» **Written exercise**
Leave out every picture, then transcribe the rest of the listing exactly.
## begin Data provided
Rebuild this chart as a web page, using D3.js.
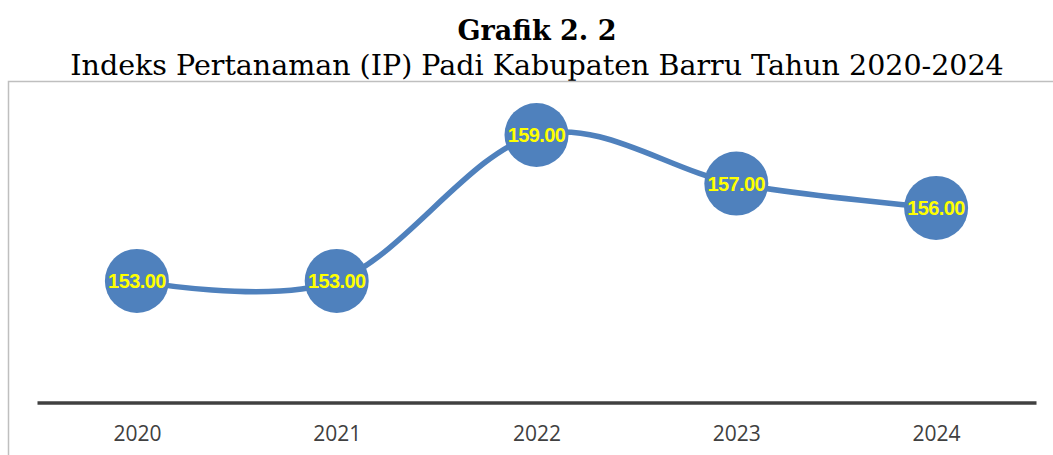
<!DOCTYPE html>
<html>
<head>
<meta charset="utf-8">
<script src="https://cdn.jsdelivr.net/npm/d3@7"></script>
<style>
  body { margin: 0; background: #fff; }
</style>
</head>
<body>
<div id="chart"></div>
<script>
const canvas_w  =   1053;
const canvas_h  =   455;

// data
const years     =   [ '2020', '2021', '2022', '2023', '2024' ];
const values    =   [ 153, 153, 159, 157, 156 ];
const title     =   'Grafik 2. 2';
const subtitle  =   'Indeks Pertanaman (IP) Padi Kabupaten Barru Tahun 2020-2024';

const blue      =   '#4F81BD';

let svg         =   d3.select( '#chart' )
                      .append( 'svg' )
                      .attr( 'width', canvas_w )
                      .attr( 'height', canvas_h );

// titles
svg.append( 'text' )
   .attr( 'x', 537 )
   .attr( 'y', 40 )
   .attr( 'text-anchor', 'middle' )
   .attr( 'font-family', 'DejaVu Serif' )
   .attr( 'font-weight', 'bold' )
   .attr( 'font-size', 27 )
   .text( title );

svg.append( 'text' )
   .attr( 'x', 537 )
   .attr( 'y', 75 )
   .attr( 'text-anchor', 'middle' )
   .attr( 'font-family', 'DejaVu Serif' )
   .attr( 'font-size', 28.5 )
   .text( subtitle );

// chart frame
svg.append( 'rect' )
   .attr( 'x', 8.5 )
   .attr( 'y', 81.5 )
   .attr( 'width', canvas_w )
   .attr( 'height', canvas_h )
   .attr( 'fill', 'none' )
   .attr( 'stroke', '#BFBFBF' )
   .attr( 'stroke-width', 1.5 );

let x           =   d3.scalePoint()
                      .domain( years )
                      .range( [ 37, 1036 ] )
                      .padding( 0.5 );

let y           =   d3.scaleLinear()
                      .domain( [ 148, 162 ] )
                      .range( [ 402.5, 62 ] );

// category axis
let xAxis = svg.append( 'g' )
   .attr( 'transform', 'translate(0,' + y( 148 ) + ')' )
   .call( d3.axisBottom( x ).tickSize( 0 ).tickPadding( 24 ) );

xAxis.select( '.domain' )
     .attr( 'stroke', '#404040' )
     .attr( 'stroke-width', 3.5 );

xAxis.selectAll( 'text' )
     .attr( 'font-family', 'Open Sans' )
     .attr( 'font-size', 21 )
     .attr( 'fill', '#404040' );

let points = years.map( ( d, i ) => [ x( d ), y( values[ i ] ) ] );

let line        =   d3.line()
                      .curve( d3.curveCatmullRom.alpha( 0 ) );

svg.append( 'path' )
   .attr( 'd', line( points ) )
   .attr( 'fill', 'none' )
   .attr( 'stroke', blue )
   .attr( 'stroke-width', 5.5 )
   .attr( 'stroke-linecap', 'round' );

svg.selectAll( 'circle' )
   .data( values )
   .enter()
   .append( 'circle' )
   .attr( 'cx', ( d, i ) => x( years[ i ] ) )
   .attr( 'cy', d => y( d ) )
   .attr( 'r', 32 )
   .attr( 'fill', blue );

svg.selectAll( '.lbl' )
   .data( values )
   .enter()
   .append( 'text' )
   .attr( 'class', 'lbl' )
   .attr( 'x', ( d, i ) => x( years[ i ] ) )
   .attr( 'y', d => y( d ) + 7 )
   .attr( 'text-anchor', 'middle' )
   .attr( 'font-family', 'Liberation Sans' )
   .attr( 'font-weight', 'bold' )
   .attr( 'font-size', 20 )
   .attr( 'letter-spacing', -0.6 )
   .attr( 'fill', '#FFFF00' )
   .text( d => d.toFixed( 2 ) );
</script>
</body>
</html>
## end Data provided
» **Task response**
Rebuild this chart as a web page, using D3.js.
<!DOCTYPE html>
<html>
<head>
<meta charset="utf-8">
<script src="https://cdn.jsdelivr.net/npm/d3@7"></script>
<style>
  body { margin: 0; background: #fff; }
</style>
</head>
<body>
<div id="chart"></div>
<script>
const canvas_w  =   1053;
const canvas_h  =   455;

// data
const years     =   [ '2020', '2021', '2022', '2023', '2024' ];
const values    =   [ 153, 153, 159, 157, 156 ];
const title     =   'Grafik 2. 2';
const subtitle  =   'Indeks Pertanaman (IP) Padi Kabupaten Barru Tahun 2020-2024';

const blue      =   '#4F81BD';

let svg         =   d3.select( '#chart' )
                      .append( 'svg' )
                      .attr( 'width', canvas_w )
                      .attr( 'height', canvas_h );

// titles
svg.append( 'text' )
   .attr( 'x', 537 )
   .attr( 'y', 40 )
   .attr( 'text-anchor', 'middle' )
   .attr( 'font-family', 'DejaVu Serif' )
   .attr( 'font-weight', 'bold' )
   .attr( 'font-size', 27 )
   .text( title );

svg.append( 'text' )
   .attr( 'x', 537 )
   .attr( 'y', 75 )
   .attr( 'text-anchor', 'middle' )
   .attr( 'font-family', 'DejaVu Serif' )
   .attr( 'font-size', 28.5 )
   .text( subtitle );

// chart frame
svg.append( 'rect' )
   .attr( 'x', 8.5 )
   .attr( 'y', 81.5 )
   .attr( 'width', canvas_w )
   .attr( 'height', canvas_h )
   .attr( 'fill', 'none' )
   .attr( 'stroke', '#BFBFBF' )
   .attr( 'stroke-width', 1.5 );

let x           =   d3.scalePoint()
                      .domain( years )
                      .range( [ 37, 1036 ] )
                      .padding( 0.5 );

let y           =   d3.scaleLinear()
                      .domain( [ 148, 162 ] )
                      .range( [ 402.5, 62 ] );

// category axis
let xAxis = svg.append( 'g' )
   .attr( 'transform', 'translate(0,' + y( 148 ) + ')' )
   .call( d3.axisBottom( x ).tickSize( 0 ).tickPadding( 24 ) );

xAxis.select( '.domain' )
     .attr( 'stroke', '#404040' )
     .attr( 'stroke-width', 3.5 );

xAxis.selectAll( 'text' )
     .attr( 'font-family', 'Open Sans' )
     .attr( 'font-size', 21 )
     .attr( 'fill', '#404040' );

let points = years.map( ( d, i ) => [ x( d ), y( values[ i ] ) ] );

let line        =   d3.line()
                      .curve( d3.curveCatmullRom.alpha( 0 ) );

svg.append( 'path' )
   .attr( 'd', line( points ) )
   .attr( 'fill', 'none' )
   .attr( 'stroke', blue )
   .attr( 'stroke-width', 5.5 )
   .attr( 'stroke-linecap', 'round' );

svg.selectAll( 'circle' )
   .data( values )
   .enter()
   .append( 'circle' )
   .attr( 'cx', ( d, i ) => x( years[ i ] ) )
   .attr( 'cy', d => y( d ) )
   .attr( 'r', 32 )
   .attr( 'fill', blue );

svg.selectAll( '.lbl' )
   .data( values )
   .enter()
   .append( 'text' )
   .attr( 'class', 'lbl' )
   .attr( 'x', ( d, i ) => x( years[ i ] ) )
   .attr( 'y', d => y( d ) + 7 )
   .attr( 'text-anchor', 'middle' )
   .attr( 'font-family', 'Liberation Sans' )
   .attr( 'font-weight', 'bold' )
   .attr( 'font-size', 20 )
   .attr( 'letter-spacing', -0.6 )
   .attr( 'fill', '#FFFF00' )
   .text( d => d.toFixed( 2 ) );
</script>
</body>
</html>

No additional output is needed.